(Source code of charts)
▼

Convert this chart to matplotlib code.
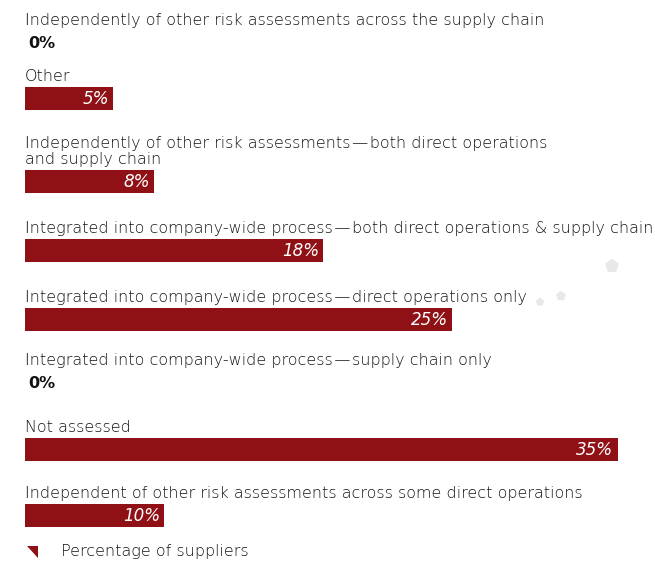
import matplotlib
matplotlib.use("Agg")
import matplotlib.pyplot as plt
import numpy as np

categories = [
    "Independently of other risk assessments across the supply chain",
    "Other",
    "Independently of other risk assessments\u200a\u2014\u200aboth direct operations\nand supply chain",
    "Integrated into company-wide process\u200a\u2014\u200aboth direct operations & supply chain",
    "Integrated into company-wide process\u200a\u2014\u200adirect operations only",
    "Integrated into company-wide process\u200a\u2014\u200asupply chain only",
    "Not assessed",
    "Independent of other risk assessments across some direct operations",
]
values = [0, 5.2, 7.6, 17.6, 25.2, 0, 35.0, 8.2]
value_labels = ["0%", "5%", "8%", "18%", "25%", "0%", "35%", "10%"]
legend_label = "Percentage of suppliers"

BAR = "#8f1116"
TXT = "#141414"
plt.rcParams['font.family'] = ['DejaVu Sans']

W, H = 655, 565
fig = plt.figure(figsize=(W / 100, H / 100), dpi=100)
ax = fig.add_axes([0, 0, 1, 1])
px_per_unit = 16.93
left_px = 25
ax.set_xlim(-left_px / px_per_unit, (W - left_px) / px_per_unit)
ax.set_ylim(H, 0)
ax.axis("off")

# vertical layout (pixels)
gaps = [0, 55.5, 83, 69, 69, 63.5, 66.5, 66]
centers = 43 + np.cumsum(gaps)
bar_h = 23

ax.barh(centers, values, height=bar_h, left=0, color=BAR, edgecolor="none")

fs = 11.55
for c, cat, v, lab in zip(centers, categories, values, value_labels):
    ax.text(0, c - bar_h / 2 - 3, cat, ha="left", va="bottom", fontsize=fs,
            color=TXT, linespacing=1.05, fontweight="light")
    if v > 0:
        ax.text(v - 4 / px_per_unit, c + 0.5, lab, ha="right", va="center",
                fontsize=fs + 0.5, color="white", style="oblique")
    else:
        ax.text(3 / px_per_unit, c, lab, ha="left", va="center",
                fontsize=fs, color="#111111", fontweight="bold")

# legend
ly = centers[-1] + 36
lx0 = 2 / px_per_unit
tri_w = 11 / px_per_unit
ax.fill([lx0, lx0 + tri_w, lx0 + tri_w], [ly - 6, ly - 6, ly + 6], color=BAR, lw=0)
ax.text(36 / px_per_unit, ly, legend_label, ha="left", va="center", fontsize=fs,
        color=TXT, fontweight="light")

# faint watermark shapes
ax.scatter([587 / px_per_unit, 515 / px_per_unit, 536 / px_per_unit],
           [266, 302, 296], marker="p", s=[110, 40, 55], color="#e8e8e8", lw=0)

fig.savefig("out.png", dpi=100)
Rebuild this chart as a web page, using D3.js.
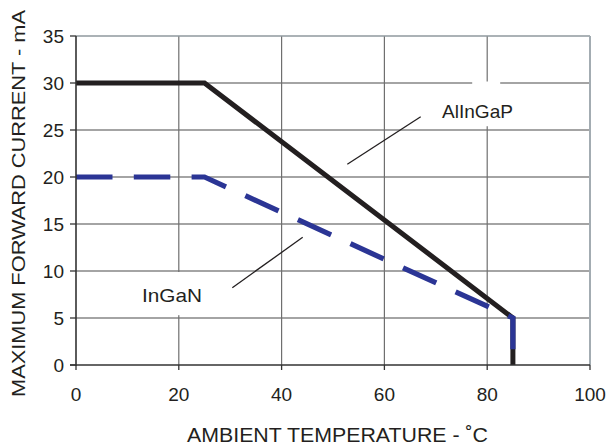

▲

From the first line above down to the line with "plt.rcParams['font.family'] = ['DejaVu Sans']", reproduce every line and no others, omitting pictures.

RESULT OF THE TASK →
Convert this chart to matplotlib code.
import matplotlib
matplotlib.use("Agg")
import matplotlib.pyplot as plt
import numpy as np

categories = [
    "Independently of other risk assessments across the supply chain",
    "Other",
    "Independently of other risk assessments\u200a\u2014\u200aboth direct operations\nand supply chain",
    "Integrated into company-wide process\u200a\u2014\u200aboth direct operations & supply chain",
    "Integrated into company-wide process\u200a\u2014\u200adirect operations only",
    "Integrated into company-wide process\u200a\u2014\u200asupply chain only",
    "Not assessed",
    "Independent of other risk assessments across some direct operations",
]
values = [0, 5.2, 7.6, 17.6, 25.2, 0, 35.0, 8.2]
value_labels = ["0%", "5%", "8%", "18%", "25%", "0%", "35%", "10%"]
legend_label = "Percentage of suppliers"

BAR = "#8f1116"
TXT = "#141414"
plt.rcParams['font.family'] = ['DejaVu Sans']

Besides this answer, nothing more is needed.